## RECORDS SUPPLIED

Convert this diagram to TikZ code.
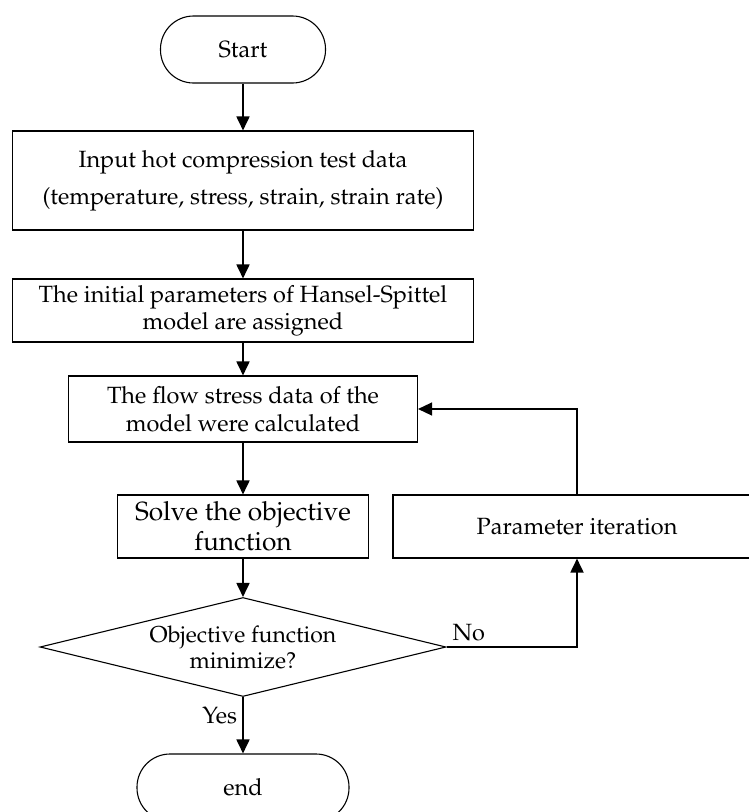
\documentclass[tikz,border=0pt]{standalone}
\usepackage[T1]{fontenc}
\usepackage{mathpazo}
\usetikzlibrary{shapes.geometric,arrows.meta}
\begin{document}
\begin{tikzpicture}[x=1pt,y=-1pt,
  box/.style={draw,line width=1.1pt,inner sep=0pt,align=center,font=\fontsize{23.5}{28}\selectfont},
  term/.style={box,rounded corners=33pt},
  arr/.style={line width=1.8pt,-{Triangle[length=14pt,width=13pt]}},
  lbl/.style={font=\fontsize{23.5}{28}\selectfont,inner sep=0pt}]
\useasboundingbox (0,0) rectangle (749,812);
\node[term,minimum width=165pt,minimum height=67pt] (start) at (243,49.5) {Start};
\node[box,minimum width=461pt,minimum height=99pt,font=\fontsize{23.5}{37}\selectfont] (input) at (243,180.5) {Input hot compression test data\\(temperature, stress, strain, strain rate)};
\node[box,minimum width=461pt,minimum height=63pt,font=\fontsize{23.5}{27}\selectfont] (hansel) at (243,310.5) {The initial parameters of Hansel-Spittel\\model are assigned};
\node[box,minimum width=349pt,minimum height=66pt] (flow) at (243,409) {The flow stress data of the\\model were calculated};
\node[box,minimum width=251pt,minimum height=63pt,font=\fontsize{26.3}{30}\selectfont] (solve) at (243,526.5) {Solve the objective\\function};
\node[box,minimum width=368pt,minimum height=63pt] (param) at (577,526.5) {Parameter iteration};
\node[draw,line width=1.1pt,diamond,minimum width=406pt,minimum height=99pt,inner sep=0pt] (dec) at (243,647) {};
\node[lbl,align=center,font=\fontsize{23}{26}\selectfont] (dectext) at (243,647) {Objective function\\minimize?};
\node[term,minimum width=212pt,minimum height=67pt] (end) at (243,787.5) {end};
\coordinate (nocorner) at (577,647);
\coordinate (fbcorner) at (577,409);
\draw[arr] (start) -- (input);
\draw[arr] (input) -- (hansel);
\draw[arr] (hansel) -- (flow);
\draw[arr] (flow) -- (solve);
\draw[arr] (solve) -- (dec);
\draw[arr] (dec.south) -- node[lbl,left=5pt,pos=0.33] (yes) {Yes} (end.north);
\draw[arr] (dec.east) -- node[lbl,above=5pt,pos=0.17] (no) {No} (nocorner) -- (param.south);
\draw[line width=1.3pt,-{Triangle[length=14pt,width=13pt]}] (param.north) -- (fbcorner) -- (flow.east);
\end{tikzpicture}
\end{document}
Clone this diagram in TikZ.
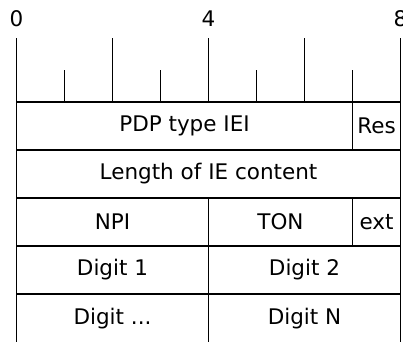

## AIM OF THE EXERCISE
Without including any pictures, reproduce the listing exactly.

## IN RESPONSE
Convert this diagram to TikZ code.
\documentclass[tikz,border=0pt]{standalone}
\usepackage[T1]{fontenc}
\usepackage{mathpazo}
\usetikzlibrary{shapes.geometric,arrows.meta}
\begin{document}
\begin{tikzpicture}[x=1pt,y=-1pt,
  box/.style={draw,line width=1.1pt,inner sep=0pt,align=center,font=\fontsize{23.5}{28}\selectfont},
  term/.style={box,rounded corners=33pt},
  arr/.style={line width=1.8pt,-{Triangle[length=14pt,width=13pt]}},
  lbl/.style={font=\fontsize{23.5}{28}\selectfont,inner sep=0pt}]
\useasboundingbox (0,0) rectangle (749,812);
\node[term,minimum width=165pt,minimum height=67pt] (start) at (243,49.5) {Start};
\node[box,minimum width=461pt,minimum height=99pt,font=\fontsize{23.5}{37}\selectfont] (input) at (243,180.5) {Input hot compression test data\\(temperature, stress, strain, strain rate)};
\node[box,minimum width=461pt,minimum height=63pt,font=\fontsize{23.5}{27}\selectfont] (hansel) at (243,310.5) {The initial parameters of Hansel-Spittel\\model are assigned};
\node[box,minimum width=349pt,minimum height=66pt] (flow) at (243,409) {The flow stress data of the\\model were calculated};
\node[box,minimum width=251pt,minimum height=63pt,font=\fontsize{26.3}{30}\selectfont] (solve) at (243,526.5) {Solve the objective\\function};
\node[box,minimum width=368pt,minimum height=63pt] (param) at (577,526.5) {Parameter iteration};
\node[draw,line width=1.1pt,diamond,minimum width=406pt,minimum height=99pt,inner sep=0pt] (dec) at (243,647) {};
\node[lbl,align=center,font=\fontsize{23}{26}\selectfont] (dectext) at (243,647) {Objective function\\minimize?};
\node[term,minimum width=212pt,minimum height=67pt] (end) at (243,787.5) {end};
\coordinate (nocorner) at (577,647);
\coordinate (fbcorner) at (577,409);
\draw[arr] (start) -- (input);
\draw[arr] (input) -- (hansel);
\draw[arr] (hansel) -- (flow);
\draw[arr] (flow) -- (solve);
\draw[arr] (solve) -- (dec);
\draw[arr] (dec.south) -- node[lbl,left=5pt,pos=0.33] (yes) {Yes} (end.north);
\draw[arr] (dec.east) -- node[lbl,above=5pt,pos=0.17] (no) {No} (nocorner) -- (param.south);
\draw[line width=1.3pt,-{Triangle[length=14pt,width=13pt]}] (param.north) -- (fbcorner) -- (flow.east);
\end{tikzpicture}
\end{document}
Clone this diagram in TikZ.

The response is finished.